Up until I discovered The Secret I lived life on a day-to-day basis. I didn’t dream too big, I didn’t set big goals, and I was fearful of letting myself be too hopeful in fear of disappointment. I just moved through the motions and let life take me where it may.
After an intense 2 year Massage Therapy program at a Private School, I was preparing to complete a set of board exams to become registered. I graduated at the top of my class, and was even my college’s valedictorian. But as I entered my board exams my confidence and faith faltered. I left the exam feeling miserable and feeling like I had failed. I told everyone who asked about it that I was sure I had failed, that I had done so many things wrong and that I felt like I would have to do a re-write. I even went as far as to apply for a re-write before even receiving back my marks. Little did I know that I was sending out this frequency to the universe, and was setting myself up for failure.
The entire time I waited for my results I was stressed, angry, and anxious. If anyone asked about the exam I made a negative remark about it, or complained at how long it took to receive the marks. So it came as no surprise to me when I got my results back and had all my negative thoughts confirmed by a failing grade. My instructors and classmates were astonished because I had never failed an exam in my life. Several instructors actually thought there was some sort of mistake, that there was no way I possibly could have failed. I cried for hours and felt despair, and did not know how I would possibly be able to re-do the exam and pass.
On the day of my re-write I tried to summon up courage, but still blundered through the exam. I made errors where I normally wouldn’t make errors, talked much too quickly, and stammered over words that I normally say with ease. I left the exam feeling once again, that I had failed.
Then I remembered The Secret. I had used it years ago to obtain the man of my dreams, and I am happy to say we are still together 5 years later, and we are still both crazy for each other. Over time I had forgotten to apply the Secret. I habituated using The Secret in my relationship, but had neglected to use it in other areas of my life.

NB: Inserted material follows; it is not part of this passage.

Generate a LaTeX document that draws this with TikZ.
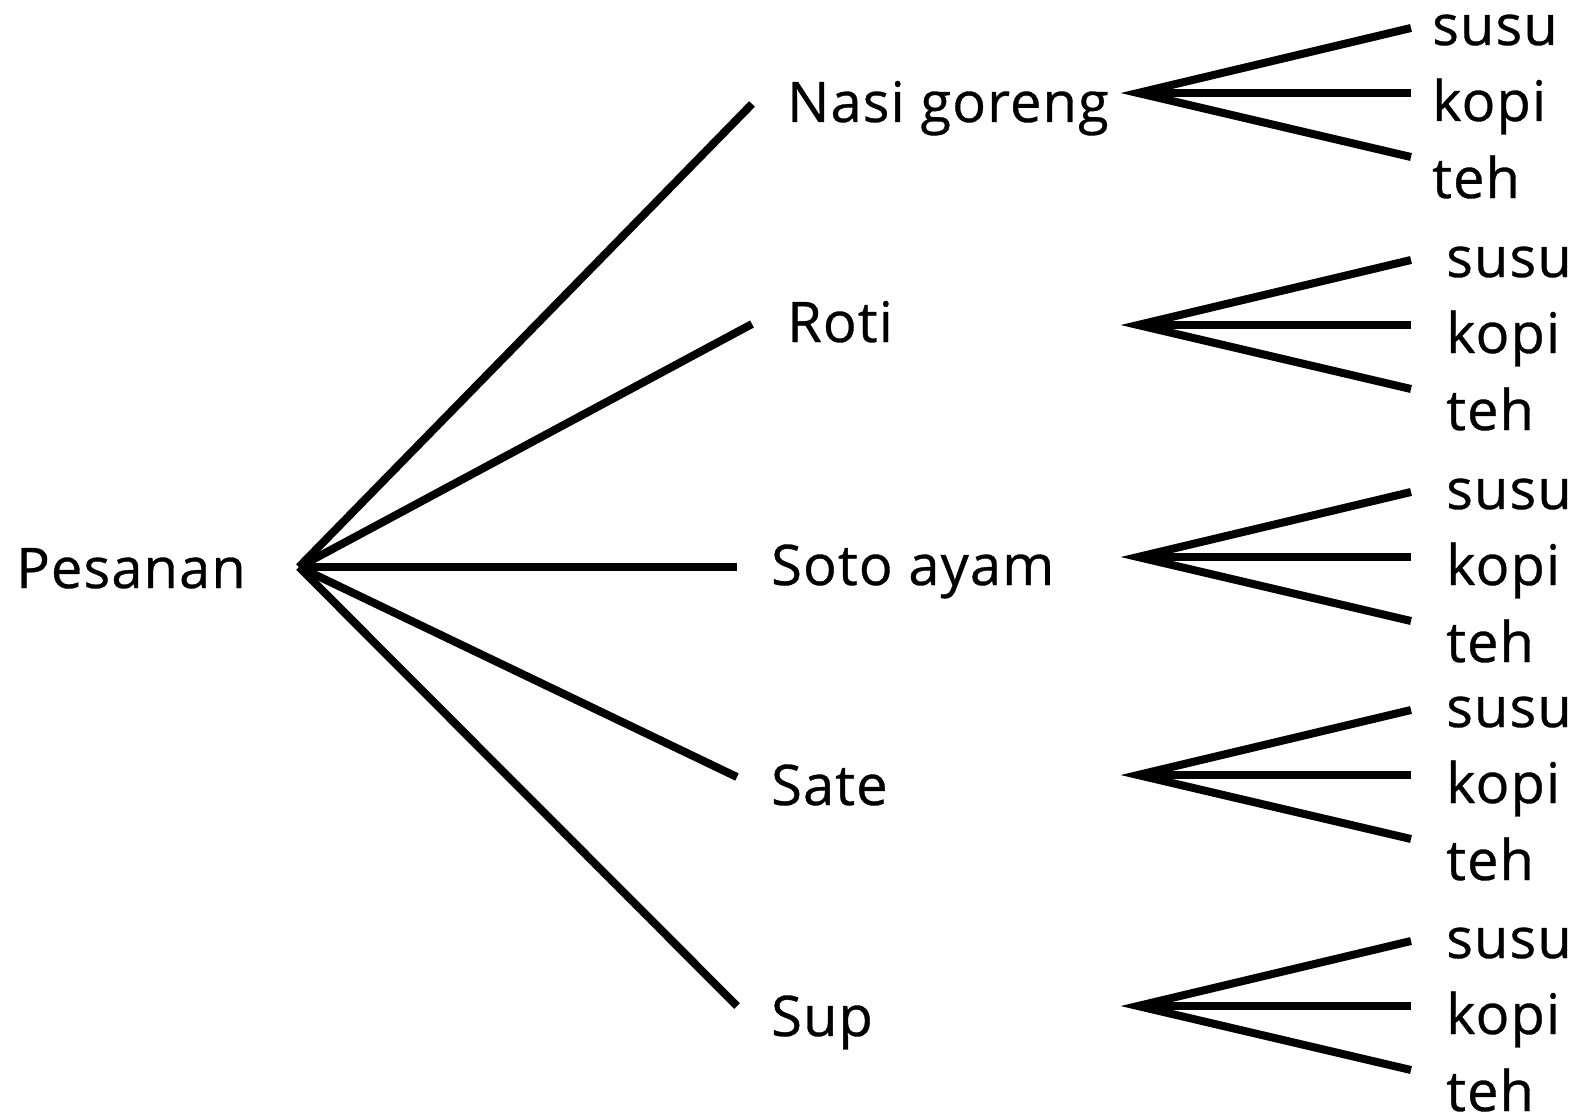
\documentclass[tikz,border=0pt]{standalone}
\usepackage{fontspec}
\setmainfont{Open Sans}[FakeBold=0.6,LetterSpace=2.0]
\begin{document}
\begin{tikzpicture}[x=1pt,y=-1pt,
  lbl/.style={anchor=base west,inner sep=0pt,font=\fontsize{56}{60}\selectfont},
  edge/.style={draw=black,line width=8pt,line cap=butt,line join=miter}]
\useasboundingbox (0,0) rectangle (1589,1118);
% level-0 and level-1 labels
\node[lbl] (pes) at (16,588) {Pesanan};
\node[lbl] (nasi) at (787,122) {Nasi goreng};
\node[lbl] (roti) at (787,342) {Roti};
\node[lbl] (soto) at (771,585) {Soto ayam};
\node[lbl] (sate) at (771,805) {Sate};
\node[lbl] (sup) at (771,1036) {Sup};
% root apex and branch ends
\coordinate (root) at (299,567);
\coordinate (eNasi) at (752,104);
\coordinate (eRoti) at (752,324);
\coordinate (eSoto) at (737,567);
\coordinate (eSate) at (737,777);
\coordinate (eSup) at (737,1006);
\foreach \e in {eNasi,eRoti,eSoto,eSate,eSup}
  \draw[edge] (root) -- (\e);
% second level
\foreach \g/\c/\lx in {1/93/1432,2/325/1446,3/557/1446,4/775/1446,5/1006/1446}{
  \coordinate (a\g) at (1138,\c);
  \coordinate (t\g) at (1411,\c-65);
  \coordinate (m\g) at (1411,\c);
  \coordinate (b\g) at (1411,\c+64);
  \draw[edge] (t\g) -- (a\g) -- (b\g);
  \draw[edge] (a\g) -- (m\g);
  \node[lbl] (susu\g) at (\lx,\c-48) {susu};
  \node[lbl] (kopi\g) at (\lx,\c+28) {kopi};
  \node[lbl] (teh\g) at (\lx,\c+105) {teh};
}
\end{tikzpicture}
\end{document}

So I started to re-read the book, to re-watch the DVD, and to surround myself with positive people, thoughts and ideas. I convinced myself that I had already passed my exam. I began planning out my future job, what supplies I would need, and started gathering together all the materials I needed to mail out for my registration. I started imagining myself being registered, having an established clientele and practicing in a clinic. Any time doubts started to enter my mind, or I started to think of all the things I had done wrong on my exam, I quickly changed my train of thought to something else, something more positive.
Within a few weeks I received a letter in the mail, and saw that it was from the organization that handles the registration exam. I opened the letter and the first word I saw was “Unfortunately”. I stopped reading it right then and there. I took a deep breath and told myself this was not the correct letter for my exam, this was something else because I had passed my exam. Sure enough as I read more into the letter it was regarding the failure of the first exam I had wrote. Instead of letting myself feel the negative feelings again, I tossed the letter aside and forgot about it. I kept thinking positive, and kept feeling good.
That same evening as I was watching a movie I received an email. It was my marks from my second exam.
I had passed!!
I fully believe that faith, happiness and gratitude are the reason why I passed that exam, and I am so thankful to now be on my way to being registered massage therapist.